The statement very much reads that no changes are planned ‘at the moment’, so the situation could potentially change in the future.

Users will have the same minutes, texts and data allowances to use or they will pay the same out-of-allowance or pay-as-you-go rates when in the UK or in Europe, depending on their mobile contract. Fair usage rules still apply.

The UK Government has also created a law to create a default cap on monthly data usage for those roaming anywhere in the world. Under this cap, travellers will be protected from unexpectedly high mobile bills by capping the additional amount charged per billing period at £45.

Many of the providers have been deliberately ambiguous, given the relatively recent trade agreement, so it remains to be seen whether they change tact in the coming months.

UK Broadband coped well with lockdown

Telecoms regulator Ofcom reported that the surge in demand as a result of lockdown has not negatively impacted broadband speeds in the UK.

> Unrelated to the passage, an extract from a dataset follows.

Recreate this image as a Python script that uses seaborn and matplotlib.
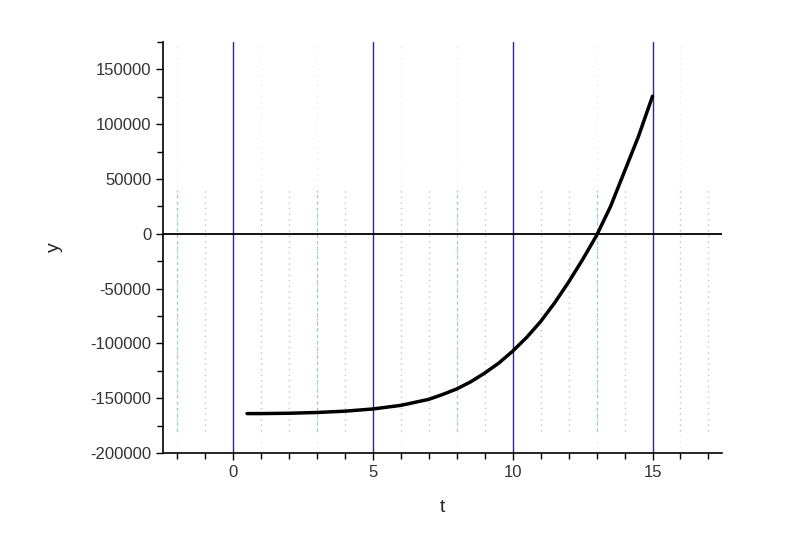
import numpy as np
import pandas as pd
import seaborn as sns
import matplotlib.pyplot as plt
from matplotlib.ticker import MultipleLocator

# values
t = [0.5, 1, 2, 3, 4, 5, 6, 7, 7.5, 8, 8.5, 9, 9.5, 10, 10.5, 11, 11.5,
     12, 12.5, 13, 13.5, 14, 14.5, 15]
y = [-164000, -164000, -163700, -163000, -161800, -159800, -156500, -151000,
     -146500, -141500, -135000, -127000, -118000, -107000, -94500, -80000,
     -63000, -44000, -23500, -1500, 25000, 57000, 89000, 125500]

blue_lines = [0, 5, 10, 15]
grey_lines = [-2, -1, 1, 2, 3, 4, 6, 7, 8, 9, 11, 12, 13, 14, 16, 17]
cyan_lines = [-2, 3, 8, 13]
faint_full = [-2, 1, 3, 6, 8, 13, 16]

df = pd.DataFrame({"t": t, "y": y})

sns.set_style("white")
plt.rcParams['font.family'] = ['Liberation Sans', 'DejaVu Sans']
plt.rcParams['axes.unicode_minus'] = False

fig = plt.figure(figsize=(8, 5.6), dpi=100)
ax = fig.add_axes([0.204, 0.191, 0.699, 0.734])

for x in faint_full:
    ax.axvline(x, color="#e6e6e6", ls=(0, (1, 4)), lw=0.8, zorder=0)
for x in grey_lines:
    ax.plot([x, x], [-180000, 40000], color="#c4c4c4", ls=(0, (1, 3)), lw=1.0, zorder=1)
for x in cyan_lines:
    ax.plot([x, x], [-180000, 40000], color="#8fd3d3", ls=(0, (3, 3)), lw=0.8, zorder=1)
for x in blue_lines:
    ax.axvline(x, color="#2b2b8c", lw=1.0, zorder=2)
ax.axhline(0, color="black", lw=1.3, zorder=2)

sns.lineplot(data=df, x="t", y="y", ax=ax, color="black", lw=2.5, zorder=3)

ax.set_xlim(-2.5, 17.5)
ax.xaxis.set_major_locator(MultipleLocator(5))
ax.xaxis.set_minor_locator(MultipleLocator(1))
ax.yaxis.set_minor_locator(MultipleLocator(25000))
ax.set_yticks(np.arange(-200000, 150001, 50000))
ax.set_ylim(-200000, 175000)

for s in ["top", "right"]:
    ax.spines[s].set_visible(False)
for s in ["left", "bottom"]:
    ax.spines[s].set_color("black")
    ax.spines[s].set_linewidth(1.2)

ax.tick_params(which="major", direction="out", length=5, width=1.0, color="black",
               left=True, bottom=True, labelsize=12, labelcolor="#333333")
ax.tick_params(which="minor", direction="out", length=4, width=1.0, color="black",
               left=True, bottom=True)

ax.set_xlabel("t", fontsize=14, labelpad=14)
ax.set_ylabel("y", fontsize=14, labelpad=20)

fig.savefig("out.png", dpi=100)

During the period of lockdown, some providers had been reporting daytime traffic increases of up to 60%, mainly due to a significant increase in home-learning and those working from home. Not only did the UK broadband network cope with the surge in use, it also saw average download speed decrease by just 2% during lockdown.

More people than ever before are now able to access faster broadband speeds than they could in September 2019. The average home speed is now 64Mbps, an increase of 18% on the previous year’s 54.2Mbps.

UK broadband coverage is getting better

As of December 2019, superfast broadband (download speeds of at least 30Mbps) was available to 95% of UK homes – that’s an increase of 300,000 homes compared with September 2019.

Full-fibre broadband coverage increased to 12% from 10% between September and December 2019.

Download speeds of at least 300Mbps are available to 55% of homes, an increase of 700,000 premises in comparison to September 2019.

The rural/urban divide still remains though. Whilst urban homeowners could expect average download speeds of 75Mbps in 2019, this was just 39Mbps for those living rurally.

However, Ofcom reveals that the gap is closing – albeit slowly. 44% of rural lines had access to superfast broadband in 2018, which rose to 56% in 2019.